Omelie Vescovo

Omelia del Vescovo per l’ordinazione diaconale di Andrea Manunta

Cagliari, 29 ottobre 2021. Primi vespri di San Saturnino

Sir 51,1-12
2Cor 9,6-10
Gv 2,24-26

Il giovane Saturnino, piccolo di statura ed eccelso di animo, come scrivono le fonti agiografiche, ha dato la vita per la fede, realizzando la legge del Maestro: il chicco di grano caduto a terra se accetta di morire produce molto frutto. Il seme che invece non accetta di morire rimane solo (cf. Gv 12,24). Una lezione importante per tutti noi. Potremmo sì tentare di possedere la vita, rifiutando di donarla, ma a prezzo dell’infecondità, della solitudine e, infine, dell’inutilità. Non è forse questa la radice malata di tante solitudini e della perdita del senso del vivere? Una vita spesa solo per sé è troppo umana e quindi insufficiente. Solo una vita che si consuma per amore di Cristo è feconda di speranza e amicizia, collaborando alla continua rigenerazione del popolo di Dio. San Saturnino, patrono del popolo cagliaritano, testimonia la creatività dell’amore fino alla fine, dell’amore che dà la vita.

Il punto qualificante, la caratteristica decisiva della credibilità della Chiesa e della fecondità del suo apostolato è proprio la totalità della consacrazione a Cristo: mettere tutta la vita a servizio del gregge del buon Pastore, senza esitare a lasciare tutto per testimoniare la sua presenza nel mondo. È totale solo il servizio che compie l’unità dell’esistenza con la missione. Ad ogni battezzato, e in particolare a ogni consacrato nel ministero sacro, è sempre chiesto di impegnarsi con tutto sè stesso nella missione. «Se uno mi vuole servire, mi segua, e dove sono io, là sarà anche il mio servitore» (Gv 12,26). Mettersi a disposizione del Signore significa lasciarsi condurre da lui, in una sequela senza condizioni, senza sapere il dove e il come, lasciandosi spogliare nel servizio del popolo cristiano. Non possiamo fissare condizioni. L’unica condizione è che a guidare il cammino sia il Maestro e Signore. «Se uno serve me, il Padre lo onorerà» (Gv 12,26): la fecondità è data come frutto di una ubbidienza illimitata che coinvolge l’intelligenza e la libertà, l’affetto e il sentimento, insomma tutte le dimensioni della persona, anche la sfera cosiddetta privata, in una dedizione senza misura. Non è un ideale moralistico, eroico e forse velleitario, ma la felice scoperta della dinamica stessa dell’amore che tende sempre al tutto e al per sempre e ne gioisce.
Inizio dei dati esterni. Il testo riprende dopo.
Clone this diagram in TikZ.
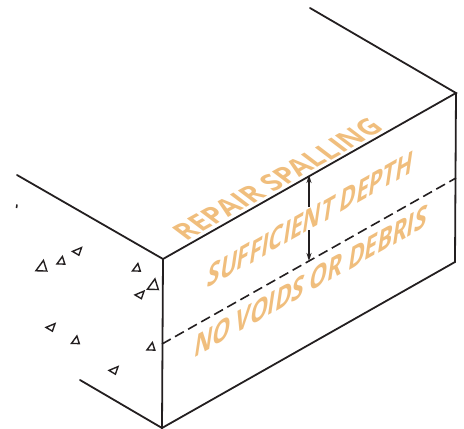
\documentclass[tikz,border=0pt]{standalone}
\usepackage{fontspec}
\usetikzlibrary{arrows.meta}
\setmainfont{Open Sans}
\definecolor{lbl}{HTML}{F0BE7D}
\definecolor{ink}{HTML}{231F20}
\tikzset{
 edge/.style={draw=ink,line width=1.8pt,line cap=round},
 dash line/.style={draw=ink,line width=1.6pt,dash pattern=on 10pt off 5pt},
 shaft/.style={draw=ink,line width=1.4pt,-{Stealth[length=8pt,width=5pt]}},
 tri/.style={draw=ink,line width=1.4pt,line join=miter},
 toplabel/.style={text=lbl,font=\fontsize{24}{24}\selectfont\bfseries,transform shape,inner sep=0pt},
 facelabel/.style={text=lbl,font=\fontsize{24}{24}\selectfont\bfseries,transform shape,inner sep=0pt},
 triA/.pic={\draw[tri] (1.4,-4) -- (-4,3.4) -- (3.8,3.6) -- cycle;},
 triB/.pic={\draw[tri] (-4.5,0.4) -- (4.5,-3.4) -- (1.9,4.2) -- cycle;},
}
\begin{document}
\begin{tikzpicture}[x=1pt,y=-1pt]
\useasboundingbox (0,0) rectangle (464,429);
\coordinate (ft) at (163,259);
\coordinate (fb) at (162,428);
\coordinate (rt) at (456,93);
\coordinate (rb) at (455,262);
\coordinate (bk) at (310,8);
\coordinate (lt) at (17,175);
\coordinate (lb) at (80,380);
\coordinate (dl) at (162,344);
\coordinate (dr) at (456,178);
\coordinate (a1) at (309,175);
\coordinate (a1e) at (309,207);
\coordinate (a2) at (309,261);
\coordinate (a2e) at (309,230);
\draw[edge] (lt) -- (ft) -- (rt) -- (bk);
\draw[edge] (ft) -- (fb) -- (rb) -- (rt);
\draw[edge] (lb) -- (fb);
\draw[dash line] (dl) -- (dr);
\draw[shaft] (a1e) -- (a1);
\draw[shaft] (a2e) -- (a2);
\draw[draw=ink,line width=1.6pt] (17,204.5) -- (16.5,208);
\pic[scale=1.4] at (41.5,266) {triA};
\pic at (61,260.5) {triA};
\pic at (77,251) {triB};
\pic at (136.5,267.5) {triA};
\pic[scale=1.4] at (153,284.5) {triA};
\pic at (139.5,294.5) {triB};
\pic at (50.5,327) {triB};
\pic at (75.5,340) {triA};
\pic at (151,346.5) {triA};
\pic at (113.5,370) {triB};
\node[toplabel,cm={.97,.545,-.95,.72,(0,0)}] (n1) at (278,179) {REPAIR SPALLING};
\node[facelabel,cm={.93,.525,.2,1.35,(0,0)}] (n2) at (311,219) {SUFFICIENT DEPTH};
\node[facelabel,cm={.93,.525,.2,1.35,(0,0)}] (n3) at (311,281) {NO VOIDS OR DEBRIS};
\end{tikzpicture}
\end{document}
Oggi, caro Andrea, prometti di fare della tua vita un’unica missione e così la deponi nel cuore della Chiesa, nel suo terreno buono, che sei chiamato a servire con tutta la tua esistenza annunciando la Parola, servendo all’altare e testimoniando la carità. La connessione tra queste tre dimensioni deve poter trovare in te la sua manifestazione ed efficace dimostrazione. Le espressioni del Rito di Ordinazione aiutano a comprendere la condizione e il frutto di questa intima connessione: il contatto con il Corpo e il Sangue di Cristo ti chiama a voler «conformare a lui tutta la tua vita», mentre l’annuncio del Vangelo esige che tu «creda sempre ciò che proclami, insegni ciò che hai appreso nella fede, viva ciò che insegni». Ogni distacco e incoerenza tra vita, parola, sacramento e servizio deturpa il volto di Cristo e macchia la Chiesa. La tua vita, caro Andrea, è chiamata ad assumere una forma eucaristica, che diventa essa stessa una buona notizia perché, conformandoti alla donazione di Cristo, ti abilita e impegna a vivere la sua stessa carità verso ogni uomo.

Questa è la gioia della vocazione cristiana come scriveva Paul Claudel: forse che «fine della vita è vivere? forse che i figli di Dio resteranno con fermi piedi su questa miserabile terra? Non vivere, ma morire, e non disgrossar la croce, ma salirvi, e dare in letizia ciò che abbiamo. Qui sta la gioia, la libertà, la grazia, la giovinezza eterna! Che vale il mondo rispetto alla vita? E che vale la vita se non per essere data? E perché tormentarsi quando è così semplice obbedire?».
Che vale la vita se non per essere donata? Il giovane Saturnino ha dato sè stesso in un solo gesto perfetto, l’atto del sacrificio, del morire per amore. Noi siamo normalmente chiamati a dare la vita in una serie infinita di atti quotidiani, anche imperfetti, ma sempre vissuti per amore o almeno nel suo desiderio.

Caro Andrea, la Chiesa ti ringrazia per la tua generosa dedizione e prega perché la tua offerta porti frutti di grazia, misericordia e pace.